* Short exercise *
Reproduce the lines exactly, beginning with the line that has "Emit a Python" and ending with the line that has "seg_t = [0.0, 0.4, 1.2, 1.6, 2.0]". Images are left out.

* Supplied material *
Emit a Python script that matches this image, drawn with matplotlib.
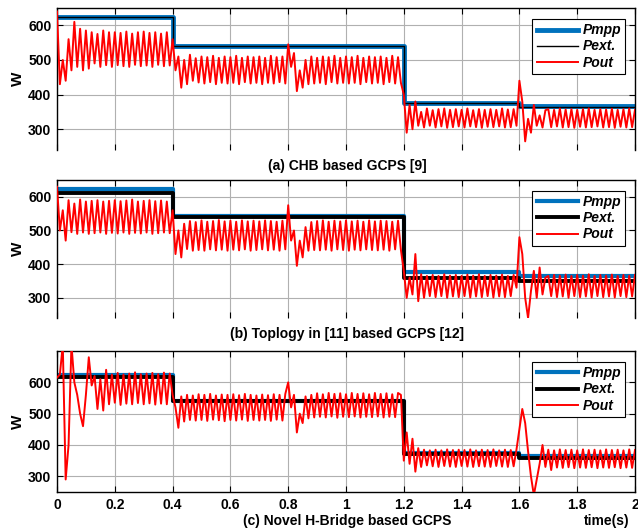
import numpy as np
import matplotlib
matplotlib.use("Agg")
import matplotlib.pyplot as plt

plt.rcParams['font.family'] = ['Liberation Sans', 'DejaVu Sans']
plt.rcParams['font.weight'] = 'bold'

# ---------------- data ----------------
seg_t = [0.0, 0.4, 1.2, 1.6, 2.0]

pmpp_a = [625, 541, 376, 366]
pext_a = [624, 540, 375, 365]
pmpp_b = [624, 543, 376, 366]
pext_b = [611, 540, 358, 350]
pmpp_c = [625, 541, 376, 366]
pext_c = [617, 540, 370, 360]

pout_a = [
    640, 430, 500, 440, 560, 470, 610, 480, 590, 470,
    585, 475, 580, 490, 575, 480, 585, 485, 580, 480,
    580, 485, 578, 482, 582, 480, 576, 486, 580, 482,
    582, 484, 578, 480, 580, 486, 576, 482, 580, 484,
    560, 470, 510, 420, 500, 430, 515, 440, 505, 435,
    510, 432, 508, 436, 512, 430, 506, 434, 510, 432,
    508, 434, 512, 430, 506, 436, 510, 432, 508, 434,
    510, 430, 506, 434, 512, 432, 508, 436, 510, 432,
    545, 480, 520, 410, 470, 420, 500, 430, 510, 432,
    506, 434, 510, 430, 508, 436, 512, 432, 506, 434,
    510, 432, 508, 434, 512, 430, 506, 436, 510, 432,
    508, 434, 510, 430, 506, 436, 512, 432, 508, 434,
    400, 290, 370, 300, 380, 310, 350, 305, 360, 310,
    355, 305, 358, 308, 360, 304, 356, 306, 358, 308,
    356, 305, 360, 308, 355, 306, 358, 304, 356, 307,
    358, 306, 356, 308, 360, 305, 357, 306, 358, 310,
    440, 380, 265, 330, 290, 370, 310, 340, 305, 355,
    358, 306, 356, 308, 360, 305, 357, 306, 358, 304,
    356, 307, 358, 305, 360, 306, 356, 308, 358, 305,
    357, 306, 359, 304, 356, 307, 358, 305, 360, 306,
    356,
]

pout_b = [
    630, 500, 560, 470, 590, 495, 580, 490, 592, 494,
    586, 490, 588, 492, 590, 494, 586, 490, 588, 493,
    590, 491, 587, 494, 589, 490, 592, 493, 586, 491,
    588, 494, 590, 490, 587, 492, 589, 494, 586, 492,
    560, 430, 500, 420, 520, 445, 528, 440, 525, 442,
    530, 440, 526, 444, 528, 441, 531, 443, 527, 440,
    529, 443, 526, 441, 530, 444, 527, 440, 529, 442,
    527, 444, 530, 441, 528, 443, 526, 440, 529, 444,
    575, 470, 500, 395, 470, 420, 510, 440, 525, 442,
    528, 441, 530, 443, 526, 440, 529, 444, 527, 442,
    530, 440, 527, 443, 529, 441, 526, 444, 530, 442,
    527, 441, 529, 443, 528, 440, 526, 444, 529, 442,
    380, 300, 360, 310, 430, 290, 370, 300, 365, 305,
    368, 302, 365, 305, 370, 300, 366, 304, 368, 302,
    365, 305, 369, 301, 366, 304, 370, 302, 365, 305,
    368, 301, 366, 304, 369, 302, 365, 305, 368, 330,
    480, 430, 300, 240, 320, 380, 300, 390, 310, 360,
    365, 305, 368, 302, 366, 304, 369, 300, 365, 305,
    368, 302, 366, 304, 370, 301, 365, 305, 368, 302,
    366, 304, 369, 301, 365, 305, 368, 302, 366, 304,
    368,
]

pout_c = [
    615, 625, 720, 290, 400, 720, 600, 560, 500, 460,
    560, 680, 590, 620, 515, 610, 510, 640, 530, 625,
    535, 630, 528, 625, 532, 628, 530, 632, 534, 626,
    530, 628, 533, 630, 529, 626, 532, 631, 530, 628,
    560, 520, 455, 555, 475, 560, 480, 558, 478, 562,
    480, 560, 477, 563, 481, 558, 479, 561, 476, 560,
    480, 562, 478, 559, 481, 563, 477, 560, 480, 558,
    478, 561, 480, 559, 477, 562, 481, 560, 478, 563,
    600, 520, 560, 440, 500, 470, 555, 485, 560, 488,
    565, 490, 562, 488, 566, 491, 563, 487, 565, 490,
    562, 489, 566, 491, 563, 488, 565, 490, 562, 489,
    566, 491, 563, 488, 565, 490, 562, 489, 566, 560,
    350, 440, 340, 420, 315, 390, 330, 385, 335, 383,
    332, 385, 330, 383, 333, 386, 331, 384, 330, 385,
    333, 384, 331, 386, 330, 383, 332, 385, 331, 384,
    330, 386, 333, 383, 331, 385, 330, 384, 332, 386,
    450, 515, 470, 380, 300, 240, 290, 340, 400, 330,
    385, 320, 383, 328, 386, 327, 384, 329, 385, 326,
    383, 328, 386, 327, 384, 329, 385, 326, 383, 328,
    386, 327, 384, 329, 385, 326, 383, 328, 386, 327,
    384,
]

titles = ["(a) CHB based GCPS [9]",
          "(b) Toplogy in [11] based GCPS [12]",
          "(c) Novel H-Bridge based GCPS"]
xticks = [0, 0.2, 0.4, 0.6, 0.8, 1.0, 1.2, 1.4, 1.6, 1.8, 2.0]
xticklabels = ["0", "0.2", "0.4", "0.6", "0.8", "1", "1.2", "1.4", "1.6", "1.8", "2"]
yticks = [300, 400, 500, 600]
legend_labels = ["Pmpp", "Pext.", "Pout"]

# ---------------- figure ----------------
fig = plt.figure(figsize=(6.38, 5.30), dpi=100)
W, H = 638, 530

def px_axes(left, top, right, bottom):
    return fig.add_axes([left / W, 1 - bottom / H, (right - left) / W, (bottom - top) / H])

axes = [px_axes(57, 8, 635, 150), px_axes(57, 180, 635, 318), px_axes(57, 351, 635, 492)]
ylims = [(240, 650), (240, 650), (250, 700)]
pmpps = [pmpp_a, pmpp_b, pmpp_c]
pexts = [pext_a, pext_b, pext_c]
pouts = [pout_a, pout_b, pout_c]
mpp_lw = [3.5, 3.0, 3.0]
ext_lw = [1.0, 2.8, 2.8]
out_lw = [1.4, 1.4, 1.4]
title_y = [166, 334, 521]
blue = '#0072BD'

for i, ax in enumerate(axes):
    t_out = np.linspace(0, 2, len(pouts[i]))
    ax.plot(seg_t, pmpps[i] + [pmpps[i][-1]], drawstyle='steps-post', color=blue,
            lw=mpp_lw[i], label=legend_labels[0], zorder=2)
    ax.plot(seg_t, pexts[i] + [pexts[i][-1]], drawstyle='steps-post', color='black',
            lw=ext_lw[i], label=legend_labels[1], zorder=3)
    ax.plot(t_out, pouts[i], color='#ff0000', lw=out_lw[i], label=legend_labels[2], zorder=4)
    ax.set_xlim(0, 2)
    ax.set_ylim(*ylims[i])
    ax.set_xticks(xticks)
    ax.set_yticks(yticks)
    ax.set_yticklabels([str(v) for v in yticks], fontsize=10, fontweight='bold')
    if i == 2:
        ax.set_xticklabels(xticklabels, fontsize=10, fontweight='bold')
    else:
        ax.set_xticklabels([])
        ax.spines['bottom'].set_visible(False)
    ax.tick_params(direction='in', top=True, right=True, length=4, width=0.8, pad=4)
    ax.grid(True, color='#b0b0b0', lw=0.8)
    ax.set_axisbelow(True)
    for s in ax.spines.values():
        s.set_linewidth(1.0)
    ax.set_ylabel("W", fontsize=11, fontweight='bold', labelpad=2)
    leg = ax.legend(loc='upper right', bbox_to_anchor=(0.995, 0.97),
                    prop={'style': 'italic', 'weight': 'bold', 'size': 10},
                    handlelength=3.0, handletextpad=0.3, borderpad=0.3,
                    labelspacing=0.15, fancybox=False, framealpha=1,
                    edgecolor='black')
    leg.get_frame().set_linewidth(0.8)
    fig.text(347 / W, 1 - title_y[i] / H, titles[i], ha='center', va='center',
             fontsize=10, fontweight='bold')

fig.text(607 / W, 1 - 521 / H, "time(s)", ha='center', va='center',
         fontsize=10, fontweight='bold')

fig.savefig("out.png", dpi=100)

---

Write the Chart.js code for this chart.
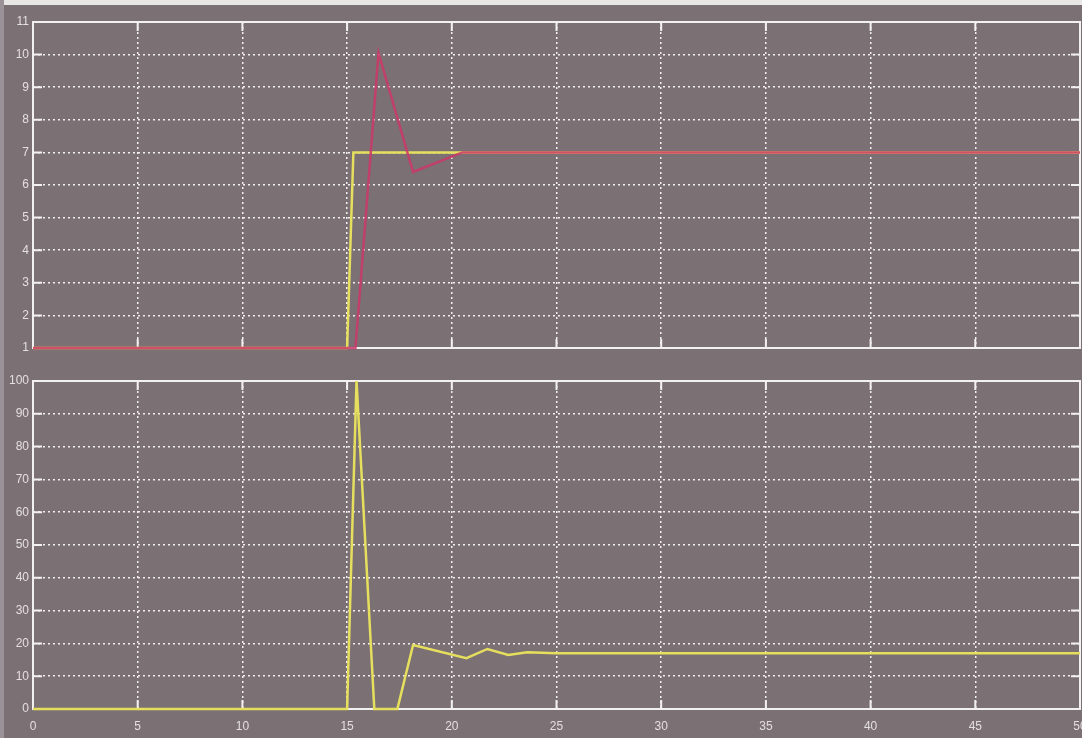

* * *

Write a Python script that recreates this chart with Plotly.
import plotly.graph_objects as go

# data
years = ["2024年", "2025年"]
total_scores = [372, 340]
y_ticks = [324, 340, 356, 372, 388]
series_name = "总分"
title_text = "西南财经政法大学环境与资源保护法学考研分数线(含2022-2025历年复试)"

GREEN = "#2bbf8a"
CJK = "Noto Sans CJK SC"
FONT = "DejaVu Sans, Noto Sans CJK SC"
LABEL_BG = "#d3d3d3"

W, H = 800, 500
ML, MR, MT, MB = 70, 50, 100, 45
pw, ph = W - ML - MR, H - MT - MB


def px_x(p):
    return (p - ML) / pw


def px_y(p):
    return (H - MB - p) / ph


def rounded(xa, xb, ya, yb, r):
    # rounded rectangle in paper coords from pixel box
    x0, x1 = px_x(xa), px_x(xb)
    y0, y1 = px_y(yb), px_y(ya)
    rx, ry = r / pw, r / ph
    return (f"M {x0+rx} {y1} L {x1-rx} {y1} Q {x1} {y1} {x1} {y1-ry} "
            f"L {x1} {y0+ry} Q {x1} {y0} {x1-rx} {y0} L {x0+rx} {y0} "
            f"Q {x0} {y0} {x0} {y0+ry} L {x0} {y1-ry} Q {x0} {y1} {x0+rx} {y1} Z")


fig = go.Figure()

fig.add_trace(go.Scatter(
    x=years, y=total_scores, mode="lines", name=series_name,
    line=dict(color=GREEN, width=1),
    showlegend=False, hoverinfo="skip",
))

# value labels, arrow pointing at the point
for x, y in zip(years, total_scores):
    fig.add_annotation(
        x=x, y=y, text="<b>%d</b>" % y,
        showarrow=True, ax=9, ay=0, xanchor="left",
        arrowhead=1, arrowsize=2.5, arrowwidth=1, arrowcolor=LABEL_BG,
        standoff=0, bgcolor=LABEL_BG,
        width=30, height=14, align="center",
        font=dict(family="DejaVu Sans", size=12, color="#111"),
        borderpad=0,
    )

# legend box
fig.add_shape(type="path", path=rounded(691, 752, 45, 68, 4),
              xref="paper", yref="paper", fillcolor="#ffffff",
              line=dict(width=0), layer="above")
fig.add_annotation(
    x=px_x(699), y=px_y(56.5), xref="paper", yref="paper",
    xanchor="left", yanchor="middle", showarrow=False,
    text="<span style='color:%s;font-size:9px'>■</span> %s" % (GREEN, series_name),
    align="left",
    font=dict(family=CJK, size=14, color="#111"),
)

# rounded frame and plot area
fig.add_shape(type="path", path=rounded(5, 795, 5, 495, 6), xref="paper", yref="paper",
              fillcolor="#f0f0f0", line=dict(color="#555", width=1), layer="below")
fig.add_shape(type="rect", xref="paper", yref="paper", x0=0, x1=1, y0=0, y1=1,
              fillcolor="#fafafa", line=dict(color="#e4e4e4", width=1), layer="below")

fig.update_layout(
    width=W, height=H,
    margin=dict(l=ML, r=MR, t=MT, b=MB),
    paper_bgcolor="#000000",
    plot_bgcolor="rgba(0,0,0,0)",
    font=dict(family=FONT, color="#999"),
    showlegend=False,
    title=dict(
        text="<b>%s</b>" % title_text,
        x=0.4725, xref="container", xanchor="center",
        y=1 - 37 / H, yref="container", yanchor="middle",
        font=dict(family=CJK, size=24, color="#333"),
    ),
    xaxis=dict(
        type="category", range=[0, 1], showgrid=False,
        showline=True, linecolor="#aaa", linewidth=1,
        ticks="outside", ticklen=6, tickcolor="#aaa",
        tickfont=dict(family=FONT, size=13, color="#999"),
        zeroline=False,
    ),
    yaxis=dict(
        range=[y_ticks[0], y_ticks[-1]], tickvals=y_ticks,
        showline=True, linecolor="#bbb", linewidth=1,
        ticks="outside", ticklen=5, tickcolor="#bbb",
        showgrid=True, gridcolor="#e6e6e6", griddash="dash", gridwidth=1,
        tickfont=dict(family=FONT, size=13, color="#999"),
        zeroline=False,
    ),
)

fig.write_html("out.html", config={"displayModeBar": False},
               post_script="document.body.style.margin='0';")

* Exercise response *
Emit a Python script that matches this image, drawn with matplotlib.
import numpy as np
import matplotlib
matplotlib.use("Agg")
import matplotlib.pyplot as plt

plt.rcParams['font.family'] = ['Liberation Sans', 'DejaVu Sans']
plt.rcParams['font.weight'] = 'bold'

# ---------------- data ----------------
seg_t = [0.0, 0.4, 1.2, 1.6, 2.0]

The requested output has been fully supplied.